On Monday, the last day of 2018, oil prices advanced amid positive signs of global trade prospects. WTI gained 0.08 dollar to settle at 45.41 dollars a barrel, while Brent crude increased 0.59 dollar to close at 53.80 dollars a barrel.
Both oil benchmarks were down more than a third during the fourth quarter of 2018, the steepest decline since the fourth quarter of 2014.
For the year, U.S. crude has lost almost 25 percent, while Brent crude has lost nearly 20 percent.
On Wednesday, oil prices rallied amid signs that major oil producers have been cutting back on output. WTI gained 1.13 dollars to settle at 46.54 dollars a barrel, while Brent crude increased 1.11 dollars to close at 54.91 dollars a barrel.
At a meeting in December, the Organization of the Petroleum Exporting Countries (OPEC) and some other major oil producers, including Russia, pledged to cut production by 1.2 million barrels per day, effective from January 2019.
On Thursday, oil prices climbed in choppy trading after separate surveys indicated crude output in major oil producers declined. WTI gained 0.55 dollar to settle at 47.09 dollars a barrel, while Brent crude increased 1.04 dollars to close at 55.95 dollars a barrel.
On Friday, oil prices rallied as the number of active U.S. rigs drilling for oil declined after two straight weeks of gains. WTI gained 0.87 dollar to settle at 47.96 dollars a barrel, while Brent crude increased 1.11 dollars to close at 57.06 dollars a barrel.
The number of active drilling rigs in the United States decreased by eight to 1,075 during the week ending Jan. 4. And the number of rigs operating in U.S. oil fields decreased by eight to a total of 877.

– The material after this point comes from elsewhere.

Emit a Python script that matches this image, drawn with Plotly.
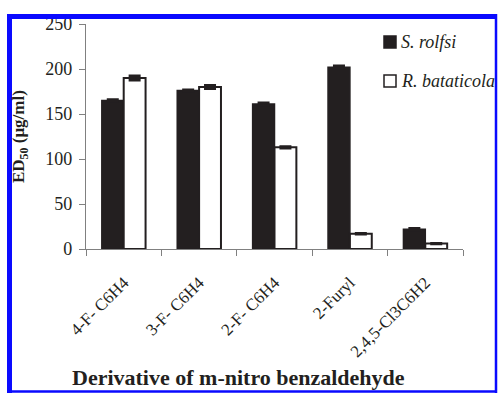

U.S. crude oil inventories remained virtually unchanged in the week ending Dec. 28. At 441.4 million barrels, U.S. crude oil inventories were about 8 percent above the five-year average for this time of year, the U.S. Energy Information Administration (EIA) said in a report on Friday.
EIA also reported that U.S. crude oil refinery inputs averaged 17.8 million barrels per day in the week, which was 410,000 barrels per day more than the previous week's average.
Looking back on the year of 2018, the prices for both crude oil benchmarks finished the year lower than they began it. Brent crude oil ended the year at 54 U.S. dollars per barrel, 13 dollars per barrel lower than it began the year. WTI ended the year at 45 dollars per barrel, 15 dollars per barrel lower than it began the year.
In the meantime, the market will wait to see the impacts of the daily 1.2-million-barrel supply cut deal between OPEC and its allies.